Era ormai tardo pomeriggio quando il nostro autista sfidava le pendenze delle anguste strade che si arrampicano sul Taburno, alla ricerca di vigneti sempre più estremi, anche se raramente si ravvisa l’uso dei terrazzamenti. La natura è talmente rigogliosa che non pare nemmeno di essere in montagna. L’annosa vigna da noi visitata era magnificamente esposta al sole anche pomeridiano, e quanto mai ben ventilata. In quelle condizioni, e sui suoli vulcanici quanto mai drenanti, la Falanghina ha l’opportunità di attingere a concentrazione, maturità e profondità non scontate senza abdicare alla sua verve acida. Caso mai abbisognassero ulteriori prove a conforto della tesi che il terroir conta.
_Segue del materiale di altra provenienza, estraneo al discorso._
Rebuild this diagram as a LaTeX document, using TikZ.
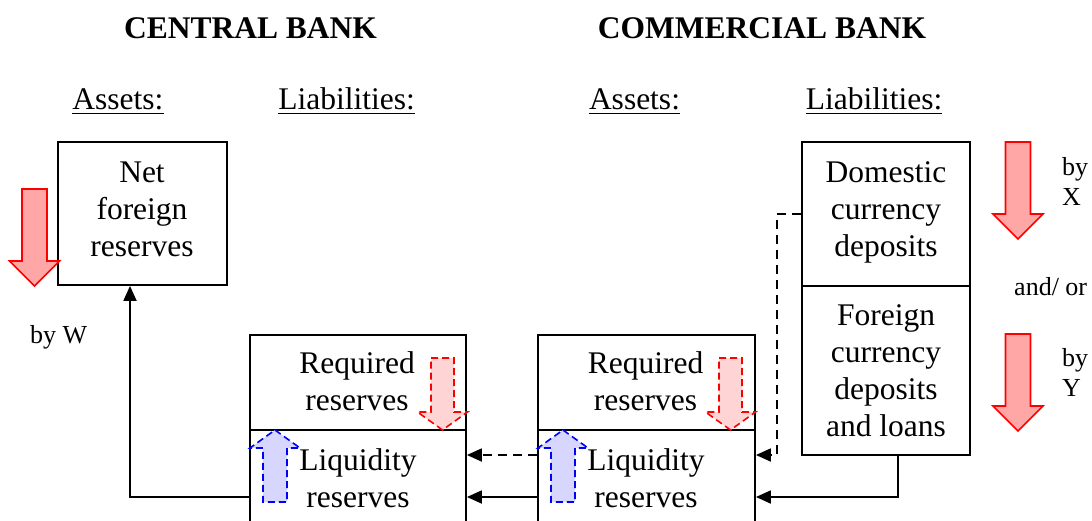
\documentclass[tikz,border=0pt]{standalone}
\usepackage{fontspec}
\setmainfont{Liberation Serif}
\usetikzlibrary{arrows.meta}
\begin{document}
\begin{tikzpicture}[x=1pt,y=-1pt,
 box/.style={draw, line width=1.8pt, inner sep=0pt},
 big/.style={font=\fontsize{31.5}{37}\selectfont, align=center, inner sep=0pt, anchor=north},
 lbl/.style={font=\fontsize{26}{30}\selectfont, align=left, inner sep=0pt},
 ttl/.style={font=\fontsize{31.5}{37}\selectfont\bfseries, inner sep=0pt, anchor=base},
 head/.style={font=\fontsize{31.5}{37}\selectfont, inner sep=0pt, anchor=base},
 uline/.style={line width=1.8pt},
 conn/.style={line width=1.8pt, -{Triangle[length=15pt,width=13pt]}},
 dconn/.style={conn, dash pattern=on 9pt off 6pt},
 bigarrow/.style={draw=red, line width=1.6pt, fill=red!35, line join=miter},
 redsmall/.style={draw=red, line width=1.6pt, fill=red!17, dash pattern=on 7pt off 4pt},
 bluesmall/.style={draw=blue, line width=1.6pt, fill=blue!16, dash pattern=on 7pt off 4pt},
 bigdown/.pic={\path[bigarrow] (-12.5,0) -- (12.5,0) -- (12.5,72) -- (25,72) -- (0,97) -- (-25,72) -- (-12.5,72) -- cycle;},
 smalldown/.pic={\path[redsmall] (-11.5,0) -- (11.5,0) -- (11.5,54) -- (25,54) -- (0,72) -- (-25,54) -- (-11.5,54) -- cycle;},
 smallup/.pic={\path[bluesmall] (0,0) -- (25,18) -- (12,18) -- (12,72) -- (-12,72) -- (-12,18) -- (-25,18) -- cycle;},
]
\useasboundingbox (0,0) rectangle (1092,521);
\clip (0,0) rectangle (1092,521);

% titles
\node[ttl] (t1) at (250.5,39) {CENTRAL BANK};
\node[ttl] (t2) at (762,39) {COMMERCIAL BANK};

% headings
\node[head] (h1) at (118,110) {Assets:};
\node[head] (h2) at (346.5,110) {Liabilities:};
\node[head] (h3) at (634.5,110) {Assets:};
\node[head] (h4) at (874,110) {Liabilities:};
\foreach \h in {h1,h2,h3,h4}
  \draw[uline] ([yshift=-3.5pt]\h.base west) -- ([yshift=-3.5pt]\h.base east);

% boxes
\node[box, minimum width=169pt, minimum height=143pt] (nfr) at (142.5,213.5) {};
\node[box, minimum width=216pt, minimum height=95pt] (cbreq) at (358,382.5) {};
\node[box, minimum width=216pt, minimum height=110pt] (cbliq) at (358,485) {};
\node[box, minimum width=217pt, minimum height=95pt] (cmreq) at (646.5,382.5) {};
\node[box, minimum width=217pt, minimum height=110pt] (cmliq) at (646.5,485) {};
\node[box, minimum width=168pt, minimum height=144pt] (dom) at (886,214) {};
\node[box, minimum width=168pt, minimum height=169pt] (fcd) at (886,370.5) {};

% box texts
\node[big] (nfrt) at (142,156.1) {\strut Net\\foreign\\reserves};
\node[big] (cbreqt) at (357,347.1) {\strut Required\\reserves};
\node[big] (cbliqt) at (358,444.1) {\strut Liquidity\\reserves};
\node[big] (cmreqt) at (645.5,347.1) {\strut Required\\reserves};
\node[big] (cmliqt) at (646,444.1) {\strut Liquidity\\reserves};
\node[big] (domt) at (886,156.1) {\strut Domestic\\currency\\deposits};
\node[big] (fcdt) at (886,299.1) {\strut Foreign\\currency\\deposits\\and loans};

% side labels
\node[lbl, anchor=base west] (lw) at (30,343) {by W};
\node[lbl, anchor=north west] (lx) at (1062,154) {\strut by\\X};
\node[lbl, anchor=base west] (lao) at (1014,295) {and/ or};
\node[lbl, anchor=north west] (ly) at (1062,345) {\strut by\\Y};

% big red arrows
\pic at (34.5,189) {bigdown};
\pic at (1018,142) {bigdown};
\pic at (1018,334) {bigdown};

% small dashed arrows
\pic at (442.5,358) {smalldown};
\pic at (730.5,358) {smalldown};
\pic at (275,430) {smallup};
\pic at (563,430) {smallup};

% connectors
\draw[conn] ([yshift=-12pt]cbliq.west) -| ([xshift=-12.5pt]nfr.south);
\draw[conn] ([xshift=12pt]fcd.south) |- ([yshift=-12pt]cmliq.east);
\draw[dconn] (dom.west) -- ++(-24,0) |- ([yshift=30pt]cmliq.east);
\draw[dconn] ([yshift=30pt]cmliq.west) -- ([yshift=30pt]cbliq.east);
\draw[conn] ([yshift=-12pt]cmliq.west) -- ([yshift=-12pt]cbliq.east);
\end{tikzpicture}
\end{document}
Rimaneva una cena di commiato, presso la Locanda della Luna a San Giorgio del Sannio, ennesima esperienza gastronomica di questo viaggio ove lo studio accurato di una tradizione gastronomica impareggiabile emenda lo stilema della trattoria fuoriporta sublimandolo in una ristorazione di livello superiore. E non stonava il saluto istituzionale del presidente del Consorzio Libero Rillo, che raccontava con entusiasmo dei recenti progressi dell’associazione, e dei risultati in termini di visibilità che un personale ridotto ma agguerrito era riuscito a conseguire, riferendoci con fierezza della comunanza di intenti tra le aziende.
Alla Locanda, una ariosa terrazza si apre su un dolce paesaggio montagnoso, di cui al buio potevamo solo intuire la bellezza, ove luccicavano le luci dei borghi. Ripensandoci, tutto ciò assumeva un valore simbolico: avevo sperimentato un press tour di argomento enoico, che era riuscito ad approfondire l’argomento vino facendoci conoscere anche e soprattutto tutt’altro. Come se note di degustazione, schede tecniche e quel che segue fossero solo un velo di Maia al di là del quale si erano disvelati un’anima, un paesaggio, un genius loci. Che mi salutava ora con le sue luci, certo quanto il sottoscritto che fosse un arrivederci, e non un addio.